The seven-and-a-half-year cycle of Talmud study known as daf yomi (“daily page”), which concluded its thirteenth iteration last week, has grown greatly in popularity in Orthodox, and especially ultra-Orthodox, circles since it was initiated by a Polish rabbi in the 1920s. But not all who commit themselves to the regimen of studying one folio page of the Talmud every day are Orthodox. Benjamin David, the rabbi of a Reform congregation in New Jersey, reflects on successfully completing the daf yomi:
I found the end of each tractate particularly enthralling. . . . Consider the end of Tractate Sotah, for instance, which has the text recount the many iconic values that died as each sage who embodied that value died. With boldness it declares that when Yoḥanan ben Zakkai died, so did wisdom. When Abba Yosi died, so did piety. When Yehudah ha-Nasi died, humility itself died. At the final line of this 49-page tractate, Rabbi Naḥman speaks up, a still, small voice of hopefulness: “Do not fear that fear of sin died, for there is still one who fears sin: me.”
It is this kind of moment that defies all expectations and assumptions regarding Talmud study. At least it did for me. For those who want to believe that it’s a cold text of yesteryear, such moments prove endlessly heartwarming and uplifting.
As my enthusiasm for Talmud study grew, so did my enthusiasm for teaching Talmud. [Students in my] monthly Talmud classes grew in number over the years, maybe because of my own consistently raised eagerness. I was bringing them texts well beyond the obvious, overanalyzed talmudic stories so many have come to love. . . . I brought them little-known nuggets from tractates M’naḥot and Mo’ed Katan, and other less likely tractates, and we loved them together.

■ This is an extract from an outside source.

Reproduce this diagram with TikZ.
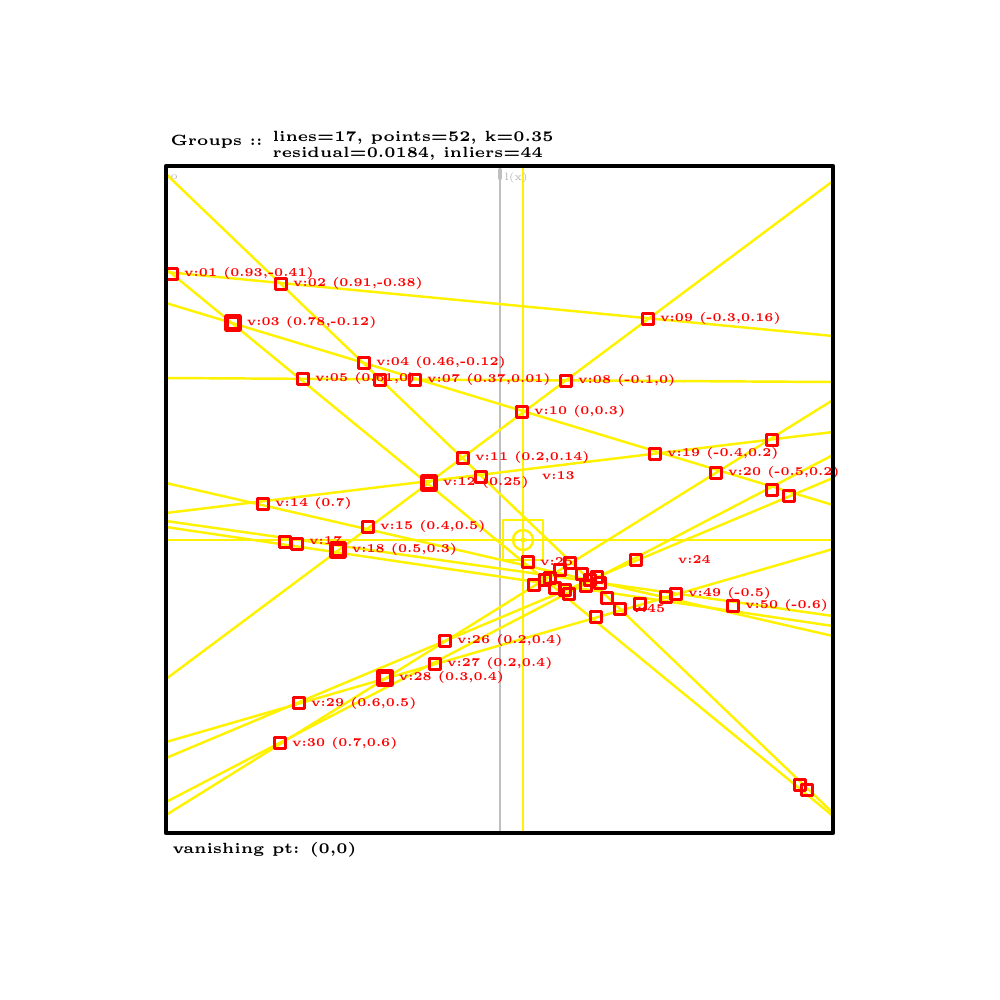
\documentclass[tikz,border=0pt]{standalone}
\tikzset{
  ray/.style={draw=yellow,line width=0.7pt},
  pt/.style={draw=red,line width=0.8pt,minimum size=1.1mm,inner sep=0pt,rectangle},
  bigpt/.style={pt,line width=1.2pt,minimum size=1.3mm},
  lbl/.style={text=red,font=\fontsize{3.4}{3.8}\selectfont\bfseries,inner sep=0.3pt,anchor=west},
  note/.style={font=\fontsize{4.2}{4.4}\selectfont\bfseries,inner sep=0pt,anchor=west,align=left},
}
\begin{document}
\begin{tikzpicture}[x=0.01cm,y=-0.01cm,line cap=round,line join=round]
\path[use as bounding box] (0,0) rectangle (1000,1000);
% frame corners
\coordinate (nw) at (166,166);
\coordinate (se) at (833,833);
% reference axis (grey) and centre axes (yellow)
\draw[black!25,line width=0.6pt] (500,166) -- (500,833);
\draw[black!25,line width=1.2pt] (500,170) -- (500,178);
\node[note,text=black!30,font=\fontsize{3}{3}\selectfont] (axlbl) at (504,178) {l(x)};
\node[note,text=black!30,font=\fontsize{3}{3}\selectfont] (cnlbl) at (170,177) {o};
% line end points on the frame
\coordinate (l1a) at (166,174); \coordinate (l1b) at (833,813);
\coordinate (l2a) at (166,269); \coordinate (l2b) at (833,816);
\coordinate (l3a) at (166,303); \coordinate (l3b) at (833,505);
\coordinate (l4a) at (166,272); \coordinate (l4b) at (833,336);
\coordinate (l5a) at (166,378); \coordinate (l5b) at (833,382);
\coordinate (l6a) at (166,679); \coordinate (l6b) at (833,181);
\coordinate (l7a) at (166,815); \coordinate (l7b) at (833,400);
\coordinate (l8a) at (166,513); \coordinate (l8b) at (833,432);
\coordinate (l9a) at (166,802); \coordinate (l9b) at (833,455);
\coordinate (l10a) at (166,758); \coordinate (l10b) at (833,478);
\coordinate (l11a) at (166,742); \coordinate (l11b) at (833,549);
\coordinate (l12a) at (166,483); \coordinate (l12b) at (833,636);
\coordinate (l13a) at (166,521); \coordinate (l13b) at (833,616);
\coordinate (l14a) at (166,527); \coordinate (l14b) at (833,626);
\coordinate (hza) at (166,540); \coordinate (hzb) at (833,540);
\coordinate (vta) at (523,166); \coordinate (vtb) at (523,833);
% fitted lines
\foreach \i in {1,...,14}
  \draw[ray] (l\i a) -- (l\i b);
\draw[ray] (hza) -- (hzb);
\draw[ray] (vta) -- (vtb);
% centre marker
\node[draw=yellow,line width=0.7pt,minimum size=4mm,inner sep=0pt] (cbox) at (523,540) {};
\node[draw=yellow,line width=0.7pt,circle,minimum size=2mm,inner sep=0pt] (cring) at (cbox.center) {};
\node[fill=yellow,circle,minimum size=0.5mm,inner sep=0pt] (cdot) at (cbox.center) {};
% intersection points
\foreach \n/\x/\y in {
  p1/172/274, p2/281/284, p4/364/363, p5/303/379, p6/380/380,
  p7/415/380, p8/566/381, p9/648/319, p10/522/412, p11/463/458,
  p13/481/477, p14/263/504, p15/368/527, p16/285/542, p17/297/544,
  p19/655/454, p20/716/473, p21/772/440, p22/772/490, p23/789/496,
  p24/636/560, p25/528/562, p26/445/641, p27/435/664, p29/299/703,
  p30/280/743, p31/800/785, p32/807/790, p33/534/585, p34/545/580,
  p35/550/578, p36/560/570, p37/570/563, p38/582/574, p39/590/580,
  p40/597/577, p41/600/583, p42/565/590, p43/569/594, p44/607/598,
  p45/620/609, p46/596/617, p47/640/604, p48/666/597, p49/676/594,
  p50/733/606, p51/586/586, p52/555/588}
  \node[pt] (\n) at (\x,\y) {};
\node[bigpt] (p3) at (233,323) {};
\node[bigpt] (p12) at (429,483) {};
\node[bigpt] (p18) at (338,550) {};
\node[bigpt] (p28) at (385,678) {};
% point labels
\node[lbl] at ([xshift=1pt]p1.east) {v:01 (0.93,-0.41)};
\node[lbl] at ([xshift=1pt]p2.east) {v:02 (0.91,-0.38)};
\node[lbl] at ([xshift=1pt]p3.east) {v:03 (0.78,-0.12)};
\node[lbl] at ([xshift=1pt]p4.east) {v:04 (0.46,-0.12)};
\node[lbl] at ([xshift=1pt]p5.east) {v:05 (0.61,0)};
\node[lbl] at ([xshift=1pt]p7.east) {v:07 (0.37,0.01)};
\node[lbl] at ([xshift=1pt]p8.east) {v:08 (-0.1,0)};
\node[lbl] at ([xshift=1pt]p9.east) {v:09 (-0.3,0.16)};
\node[lbl] at ([xshift=1pt]p10.east) {v:10 (0,0.3)};
\node[lbl] at ([xshift=1pt]p11.east) {v:11 (0.2,0.14)};
\node[lbl] at ([xshift=1pt]p12.east) {v:12 (0.25)};
\node[lbl] at (540,476) {v:13};
\node[lbl] at ([xshift=1pt]p14.east) {v:14 (0.7)};
\node[lbl] at ([xshift=1pt]p15.east) {v:15 (0.4,0.5)};
\node[lbl] at ([xshift=1pt,yshift=1pt]p17.east) {v:17};
\node[lbl] at ([xshift=1pt]p18.east) {v:18 (0.5,0.3)};
\node[lbl] at ([xshift=1pt]p19.east) {v:19 (-0.4,0.2)};
\node[lbl] at ([xshift=1pt]p20.east) {v:20 (-0.5,0.2)};
\node[lbl] at (676,560) {v:24};
\node[lbl] at ([xshift=1pt]p25.east) {v:25};
\node[lbl] at ([xshift=1pt]p26.east) {v:26 (0.2,0.4)};
\node[lbl] at ([xshift=1pt]p27.east) {v:27 (0.2,0.4)};
\node[lbl] at ([xshift=1pt]p28.east) {v:28 (0.3,0.4)};
\node[lbl] at ([xshift=1pt]p29.east) {v:29 (0.6,0.5)};
\node[lbl] at ([xshift=1pt]p30.east) {v:30 (0.7,0.6)};
\node[lbl] at ([xshift=1pt]p45.east) {v:45};
\node[lbl] at ([xshift=1pt]p49.east) {v:49 (-0.5)};
\node[lbl] at ([xshift=1pt]p50.east) {v:50 (-0.6)};
% frame
\draw[black,line width=1.3pt] (nw) rectangle (se);
% captions
\node[note] (ttl) at (170,142) {Groups ::};
\node[note] (ttlb) at (272,146) {lines=17, points=52, k=0.35\\ residual=0.0184, inliers=44};
\node[note] (foot) at (172,850) {vanishing pt: (0,0)};
\end{tikzpicture}
\end{document}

While all of this might sound poetic, even inspiring, much of daf yomi is not at all poetic. Pages upon pages devoted to the ancient practice of levirate marriage or entire volumes devoted to the minutiae around animal sacrifices we haven’t done for over 1,500 years. Tractate Z’vaḥim was tough. B’khorot was tougher. These sections of the Talmud begged me to quit, but I never relented. I knew that if I could press on, there would be talmudic gold.